Ao tecer detalhes sobre a vida num lugar esquecido do
mundo, Lilin ganhou, junto
com aplausos, desconfiança. O
jornal "La Stampa" questionou
a veracidade de informações
históricas e culturais apresentadas no livro. Lilin diz que a
denúncia "não prova nada; é
como querer investigar a máfia
siciliana batendo de porta em
porta atrás do endereço do chefão e, sem consegui-lo, concluir
que a máfia não existe".
Para além de romantizar a
ética criminal, o livro traz também relatos violentos -brigas
das gangues que o narrador integrou, estupros no reformatórios onde esteve preso, assassinatos, vinganças. Lilin fala mal
de Deus e o mundo, georgianos,
ucranianos, americanos, comunistas, outras máfias russas.
Conta que recebeu ameaças
de morte e tem proteção policial. Só anda armado, o que
acha muito natural: "Venho de
uma comunidade paramilitar e
com tradição de caça. As armas
tiveram papel importante na
minha educação, eu as respeito, sei usá-las e tenho muitas."
Lilin deixou a Transnístria
aos 18 anos para lutar na
Tchetchênia. Há menos de cinco anos foi morar na Itália, onde já vivia sua mãe.
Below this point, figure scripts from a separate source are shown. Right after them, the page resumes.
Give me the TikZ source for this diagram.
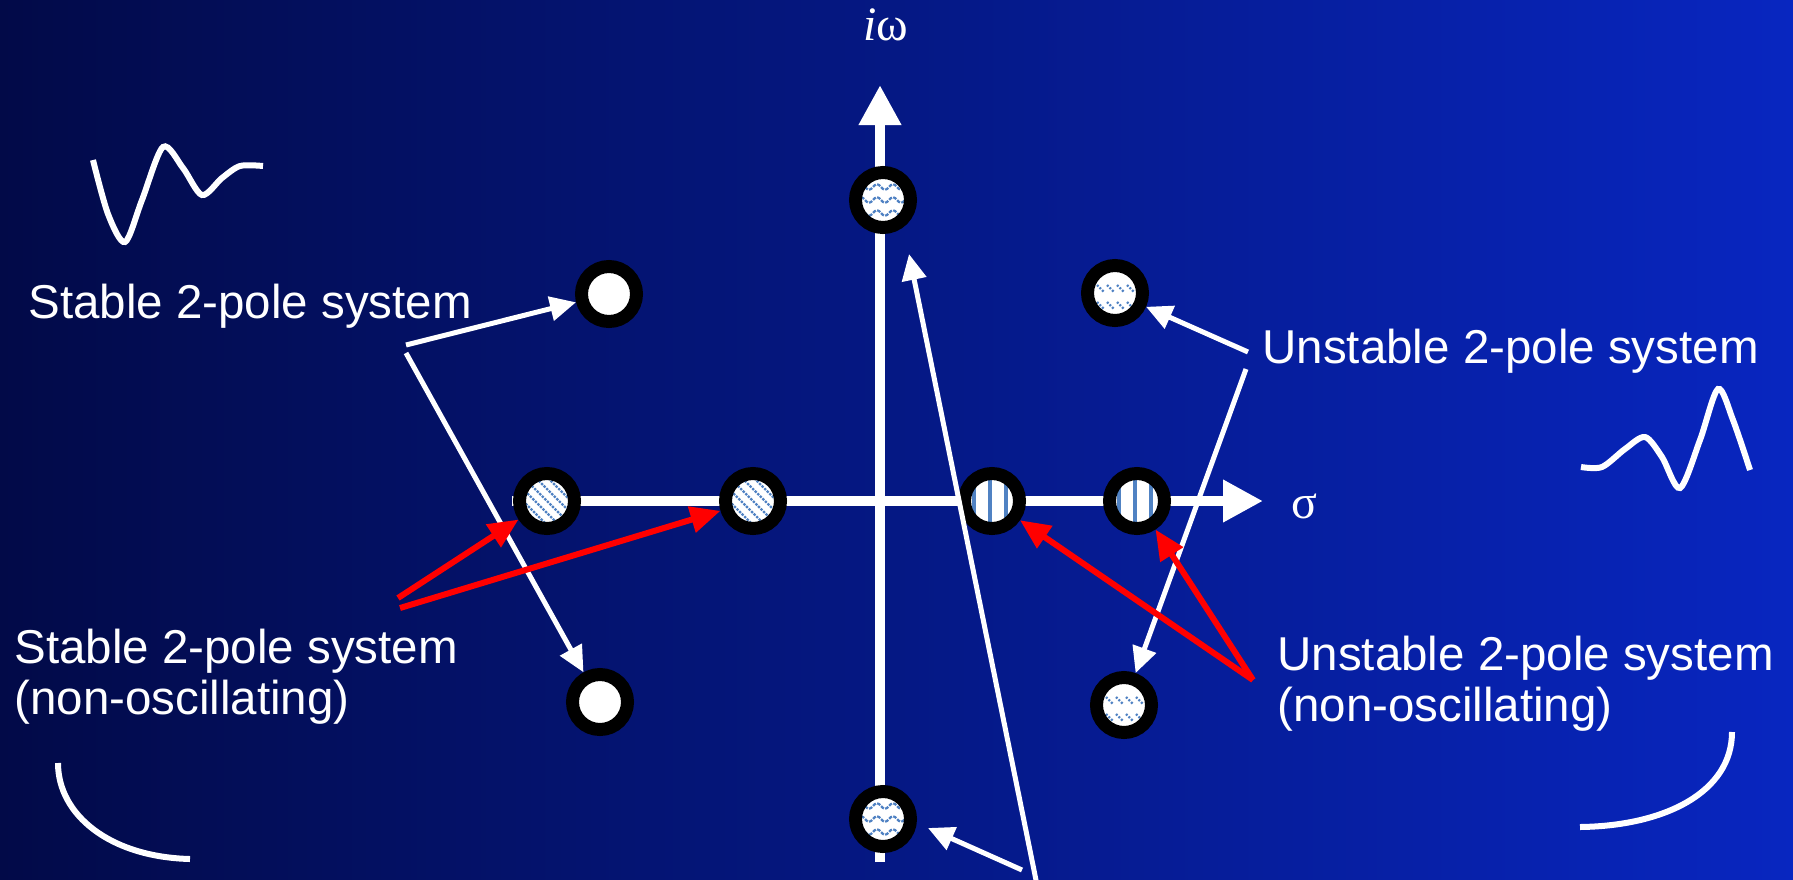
\documentclass[tikz,border=0pt]{standalone}
\usepackage{fontspec}
\setmainfont{Liberation Sans}
\newfontfamily\axisfont{Liberation Serif}
\usetikzlibrary{arrows.meta}
\definecolor{bgleft}{RGB}{2,10,72}
\definecolor{bgmid}{RGB}{4,26,145}
\definecolor{bgright}{RGB}{8,38,192}
\definecolor{hatchblue}{RGB}{80,130,195}

\begin{document}
\begin{tikzpicture}[x=0.5pt, y=-0.5pt,
  axis/.style={white, line width=5pt, -{Triangle[length=20pt, width=20pt]}},
  warrow/.style={white, line width=2.5pt, -{Triangle[length=13pt, width=12pt]}},
  rarrow/.style={red, line width=3pt, -{Triangle[length=15pt, width=13pt]}},
  response/.style={white, line width=3pt},
  lbl/.style={text=white, inner sep=0pt, anchor=base west, align=left,
    font=\fontsize{23.75pt}{25.5pt}\selectfont},
  axlbl/.style={text=white, inner sep=0pt, anchor=base west,
    font=\axisfont\fontsize{24pt}{26pt}\selectfont},
  hatchline/.style={hatchblue, line width=1.1pt},
  pole/.style={circle, draw=black, line width=6.5pt, fill=white,
    minimum size=27.5pt, inner sep=0pt},
  diagpole/.style={pole, path picture={
    \foreach \d in {-24,-18,...,24}
      \draw[hatchline, dash pattern=on 1.2pt off 0.6pt]
        (path picture bounding box.center) ++({\d pt-14pt},14pt) -- ++(28pt,-28pt);}},
  vertpole/.style={pole, path picture={
    \foreach \d in {-9,-1,7}
      \draw[hatchline, line width=1.8pt]
        (path picture bounding box.center) ++(\d pt,-14pt) -- ++(0pt,28pt);}},
  wavepole/.style={pole, path picture={
    \foreach \d in {-6.5,0,6.5}
      \draw[hatchline, dash pattern=on 1.8pt off 0.7pt]
        (path picture bounding box.center) ++(-13pt,\d pt)
        \foreach \k in {1,2,3,4} { sin ++(2pt,1.4pt) cos ++(2pt,-1.4pt)
          sin ++(2pt,-1.4pt) cos ++(2pt,1.4pt) };}},
  dotpole/.style={pole, path picture={
    \foreach \x in {-9,-4,1,6} {
      \draw[hatchline, dash pattern=on 1pt off 0.8pt]
        (path picture bounding box.center) ++(\x pt,4pt) -- ++(3.5pt,-3.5pt);
      \draw[hatchline, dash pattern=on 1pt off 0.8pt]
        (path picture bounding box.center) ++(\x pt,-4.5pt) -- ++(3.5pt,-3.5pt);}}}
]
\useasboundingbox (0,0) rectangle (1793,879);
\clip (0,0) rectangle (1793,879);
\shade[left color=bgleft, middle color=bgmid, right color=bgright] (0,0) rectangle (1793,879);

% axes
\coordinate (xl) at (512,501);
\coordinate (xr) at (1263,501);
\coordinate (yb) at (880,862);
\coordinate (yt) at (880,85);
\draw[axis] (xl) -- (xr);
\draw[axis] (yb) -- (yt);
\node[axlbl] (lblw) at (863,40) {\textit{i}ω};
\node[axlbl] (lbls) at (1291,518) {σ};

% poles
\node[pole] (ps1) at (609,294) {};
\node[pole] (ps2) at (600,702) {};
\node[diagpole] (pr1) at (547,501) {};
\node[diagpole] (pr2) at (753,501) {};
\node[vertpole] (pv1) at (992,501) {};
\node[vertpole] (pv2) at (1137,501) {};
\node[dotpole] (pu1) at (1115,293) {};
\node[dotpole] (pu2) at (1124,705) {};
\node[wavepole] (pi1) at (883,200) {};
\node[wavepole] (pi2) at (883,819) {};

% labels (two-line ones sit on their last baseline)
\node[lbl] (stab) at (28,318) {Stable 2-pole system};
\node[lbl] (stabno) at (14,714) {Stable 2-pole system\\(non-oscillating)};
\node[lbl] (unst) at (1262,363) {Unstable 2-pole system};
\node[lbl] (unstno) at (1277,721) {Unstable 2-pole system\\(non-oscillating)};

% pointers
\coordinate (cs1) at (406,345);
\coordinate (cs2) at (406,353);
\coordinate (cu1) at (1248,352);
\coordinate (cu2) at (1246,369);
\coordinate (crl) at (398,598);
\coordinate (crl2) at (400,608);
\coordinate (crr) at (1253,680);
\coordinate (cb) at (1037,885);
\coordinate (cb2) at (1022,870);
\coordinate (tipw) at (909,254);
\coordinate (tipw2) at (928,828);
\draw[warrow] (cs1) -- (ps1);
\draw[warrow] (cs2) -- (ps2);
\draw[warrow] (cu1) -- (pu1);
\draw[warrow] (cu2) -- (pu2);
\draw[warrow] (cb) -- (tipw);
\draw[warrow] (cb2) -- (tipw2);
\draw[rarrow] (crl) -- (pr1);
\draw[rarrow] (crl2) -- (pr2);
\draw[rarrow] (crr) -- (pv1);
\draw[rarrow] (crr) -- (pv2);

% impulse responses
\draw[response] plot[smooth] coordinates {(93,160) (108,214) (125,242) (142,200)
  (163,147) (183,168) (202,195) (222,178) (240,166) (263,166)};
\draw[response] plot[smooth] coordinates {(1581,467) (1602,467) (1625,449) (1645,437)
  (1662,457) (1680,488) (1700,440) (1718,389) (1733,420) (1750,470)};
\draw[response] (58,763) .. controls (58,815) and (110,857) .. (190,859);
\draw[response] (1732,732) .. controls (1732,792) and (1665,826) .. (1580,827);
\end{tikzpicture}
\end{document}
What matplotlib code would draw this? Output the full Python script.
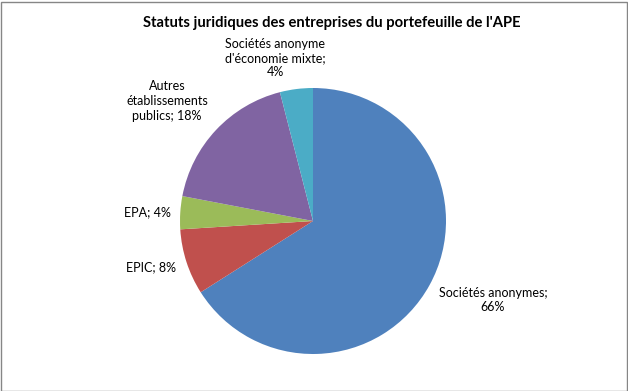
import matplotlib
matplotlib.use("Agg")
import matplotlib.pyplot as plt
from matplotlib.patches import Rectangle

plt.rcParams['font.family'] = ['Lato', 'DejaVu Sans']

categories = ["Sociétés anonymes", "EPIC", "EPA", "Autres établissements publics",
              "Sociétés anonyme d'économie mixte"]
values = [66, 8, 4, 18, 4]
colors = ["#4F81BD", "#C0504D", "#9BBB59", "#8064A2", "#4BACC6"]
label_texts = ["Sociétés anonymes;\n66%", "EPIC; 8%", "EPA; 4%",
               "Autres\nétablissements\npublics; 18%",
               "Sociétés anonyme\nd'économie mixte;\n4%"]
title = "Statuts juridiques des entreprises du portefeuille de l'APE"

W, H = 628, 391
fig = plt.figure(figsize=(W / 100, H / 100), dpi=100)

cx, cy, r = 313, 221, 133
ax = fig.add_axes([(cx - r) / W, (H - cy - r) / H, 2 * r / W, 2 * r / H])
ax.pie(values, colors=colors, startangle=90, counterclock=False, radius=1,
       wedgeprops=dict(linewidth=0))
ax.set_xlim(-1, 1)
ax.set_ylim(-1, 1)
ax.set_aspect('equal')
ax.axis('off')

# label pixel positions (centre of text block)
label_pos = [(493, 300), (151, 267), (147, 212), (167, 101), (275, 58)]
for txt, (px, py) in zip(label_texts, label_pos):
    fig.text(px / W, 1 - py / H, txt, ha='center', va='center', fontsize=9,
             color='#000000', linespacing=1.25)

fig.text(332 / W, 1 - 23 / H, title, ha='center', va='center', fontsize=10.6,
         fontweight='bold')

fig.patches.append(Rectangle((0.5 / W, 0.5 / H), 1 - 2 / W, 1 - 2 / H,
                             transform=fig.transFigure, fill=False,
                             edgecolor='#868686', linewidth=1))

fig.savefig("out.png", dpi=100)
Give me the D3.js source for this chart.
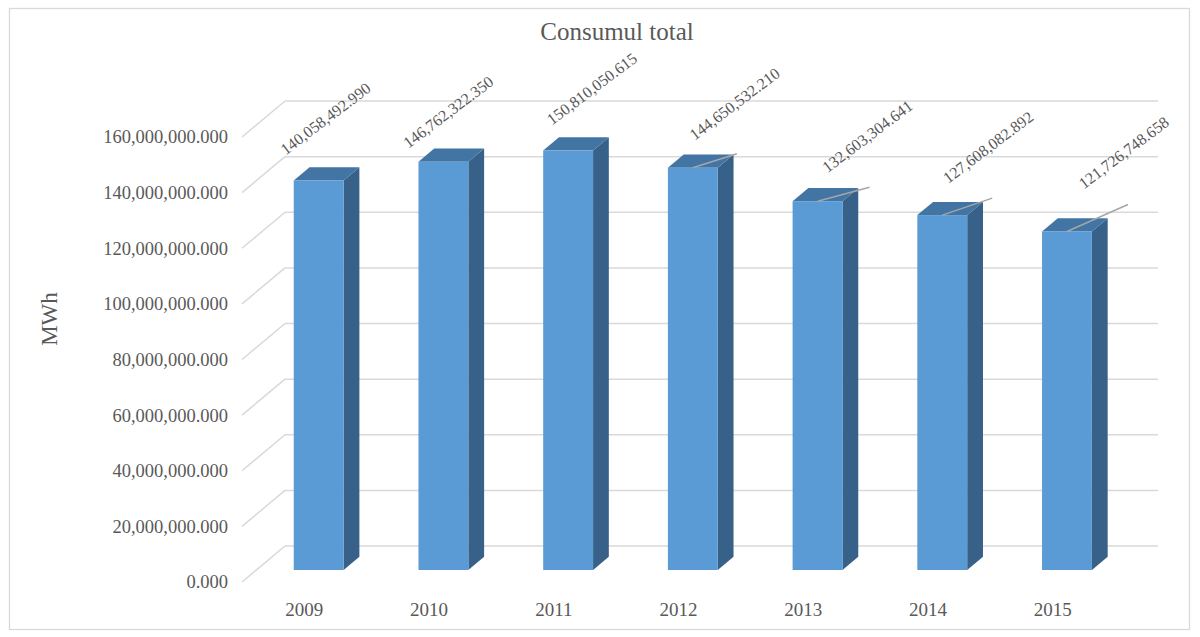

Considera o
país sua nova pátria e escreveu
o livro em italiano. "Educação
Siberiana" teve 60 mil exemplares vendidos por lá, e seus
direitos negociados para 18 países e para o cinema.
Lilin lançará em breve seu
segundo livro, sobre a experiência na Tchetchênia, descrita de raspão no primeiro. Será
novamente, diz, uma ficção baseada em fatos reais.